LCM is one of only two companies outside China that can produce rare earth metal and alloys. Alloys are a vital step between the mining and separation of rare earths and their use in the permanent magnets used in motors of electric vehicles, drones and wind turbines.
China accounts for 70 per cent of the mining of rare earth concentrates, according to a report last year by the Centre for European Policy Studies, a think-tank. But the document said China had an even greater stranglehold further down the supply chain, controlling 91 per cent of the refining and alloying stage and 94 per cent of the world’s permanent magnet production.
David Merriman, an analyst at Project Blue, a consultancy specialising in minor metals such as rare earths, pointed out that the only other company outside China with expertise similar to LCM’s was Vietnam Rare Earth. That company is partly owned by Chinese interests.
Several companies are considering developing the capacity to make rare earth minerals into metals in Canada, the US, South Korea and Australia.
In 2021, LCM received government funds to explore the feasibility of setting up a rare earth permanent magnet supply chain in the UK. Such a chain would extend beyond its production site at Ellesmere Port, on Merseyside.
However, Brexit has proved a big obstacle for the company in securing contracts to supply magnet manufacturers within the EU. LCM is consequently seeking to set up a local entity within the single market bloc to meet customer needs there.
To develop further in the UK, Slot added, the company would need more “offtake agreements” — commitments from customers to purchase future volumes of material — from domestic customers.
“Without potential offtake agreements, it’s going to be difficult to put a full-blown supply chain in place in the UK,” Slot said.
He added that there were so far no magnet makers in the UK prepared to sign contracts to buy the company’s rare earth alloys. Such contracts were “almost available” in the US and “readily available” in the EU, he said.
The deal struck on Monday would give LCM a supply of separated rare earths from Rainbow Rare Earths’ Phalaborwa project in South Africa for its international expansion.
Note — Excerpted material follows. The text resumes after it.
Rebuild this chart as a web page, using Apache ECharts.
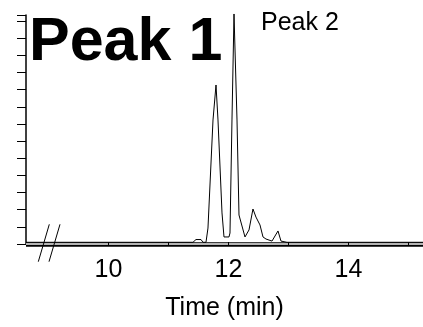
<!DOCTYPE html>
<html>
<head>
<meta charset="utf-8">
<script src="https://cdn.jsdelivr.net/npm/echarts@6/dist/echarts.min.js"></script>
<style>
  html, body { margin: 0; padding: 0; background: #fff; }
  #chart { width: 423px; height: 327px; }
</style>
</head>
<body>
<div id="chart"></div>
<script>
// Chromatogram trace: retention time (min) and detector response (arbitrary units)
const timeMin = [
  8.625, 11.408, 11.458, 11.542, 11.575, 11.625, 11.658, 11.742, 11.792, 11.825,
  11.892, 11.925, 12.008, 12.025, 12.058, 12.092, 12.142, 12.175, 12.275, 12.308,
  12.342, 12.408, 12.458, 12.525, 12.575, 12.625, 12.725, 12.758, 12.825, 12.875,
  12.975, 15.242
];
const response = [
  10, 10, 26, 26, 10, 10, 93, 723, 927, 723,
  181, 41, 41, 64, 723, 1341, 723, 169, 41, 41,
  82, 204, 157, 111, 41, 29, 17, 10, 76, 17,
  10, 10
];
const xTickValues = [10, 11, 12, 13, 14, 15];
const xLabelValues = [10, 12, 14];
const peakLabels = ['Peak 1', 'Peak 2'];
const axisTitle = 'Time (min)';

const FONT = '"Liberation Sans", Arial, Helvetica, sans-serif';
const X_MIN = 8.625, X_MAX = 15.242;

const chart = echarts.init(document.getElementById('chart'), null, { renderer: 'canvas' });

const trace = timeMin.map((t, i) => [t, response[i]]);

const baseX = {
  type: 'value',
  min: X_MIN,
  max: X_MAX,
  position: 'bottom',
  splitLine: { show: false },
  axisLabel: { show: false },
  axisTick: { show: false },
  axisLine: { onZero: false }
};

chart.setOption({
  animation: false,
  backgroundColor: '#fff',
  grid: { left: 26, right: 0, top: 15, bottom: 83, containLabel: false },
  xAxis: [
    // outer dark edge of the time axis band
    Object.assign({}, baseX, {
      axisLine: { onZero: false, lineStyle: { color: '#000', width: 4.6, cap: 'butt' } }
    }),
    // grey fill of the band, with the upper half of each tick
    Object.assign({}, baseX, {
      axisLine: { onZero: false, lineStyle: { color: '#b4b4b4', width: 2, cap: 'butt' } },
      axisTick: { show: true, inside: true, length: 2, customValues: xTickValues,
                  lineStyle: { color: '#000', width: 1 } }
    }),
    // lower half of each tick, labels and axis title
    Object.assign({}, baseX, {
      axisLine: { show: false, onZero: false },
      axisTick: { show: true, inside: false, length: 2, customValues: xTickValues,
                  lineStyle: { color: '#000', width: 1 } },
      axisLabel: { show: true, customValues: xLabelValues, margin: 14,
                   color: '#000', fontFamily: FONT, fontSize: 25 },
      name: axisTitle,
      nameLocation: 'middle',
      nameGap: 52,
      nameTextStyle: { color: '#000', fontFamily: FONT, fontSize: 25 }
    })
  ],
  yAxis: {
    type: 'value',
    min: 0,
    max: 1335,
    interval: 100,
    splitLine: { show: false },
    axisLabel: { show: false },
    axisLine: { show: true, lineStyle: { color: '#000', width: 1.5 } },
    axisTick: { show: true, inside: false, length: 9, lineStyle: { color: '#000', width: 1 } }
  },
  series: [{
    type: 'line',
    xAxisIndex: 0,
    data: trace,
    showSymbol: false,
    clip: false,
    z: 5,
    lineStyle: { color: '#000', width: 1 }
  }],
  graphic: [
    {
      type: 'text', left: 29, top: 13, z: 10,
      style: { text: peakLabels[0], fill: '#000', font: 'bold 61px ' + FONT }
    },
    {
      type: 'text', left: 261, top: 11, z: 10,
      style: { text: peakLabels[1], fill: '#000', font: '25px ' + FONT }
    },
    // axis break marks
    { type: 'line', z: 10, shape: { x1: 49.3, y1: 224.3, x2: 38.3, y2: 261.7 },
      style: { stroke: '#000', lineWidth: 1 } },
    { type: 'line', z: 10, shape: { x1: 60, y1: 224.3, x2: 49, y2: 261.7 },
      style: { stroke: '#000', lineWidth: 1 } }
  ]
});
</script>
</body>
</html>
While the supply volumes are yet to be finalised, Pete Gardner, chief financial officer of London-listed Rainbow, said that LCM would probably expand production in tranches. Each new tranche would add about 2,000 tonnes annually of alloy production to its capacity. That amount would demand 40 per cent of annual production from Phalaborwa and produce enough metal for motors in less than 700,000 electric vehicles.
Rainbow, which produced its first batch of mixed rare earth sulphate last week, has partnered with K-Technologies to separate the elements in the US state of Florida.
In a separate announcement on Tuesday, Belfast-based Ionic Technologies revealed a new partnership with automaker Ford and LCM, which aims to build a UK rare earth magnet recycling supply chain backed by £2mn of government funding.
The recycled rare earths will be used in Ford’s Halewood transmission plant on Merseyside. The facility will produce the majority of motors for the US automaker’s production in the European market. It will need 600 tonnes a year of magnet raw material to produce drives for almost 500,000 electric vehicles annually by 2026.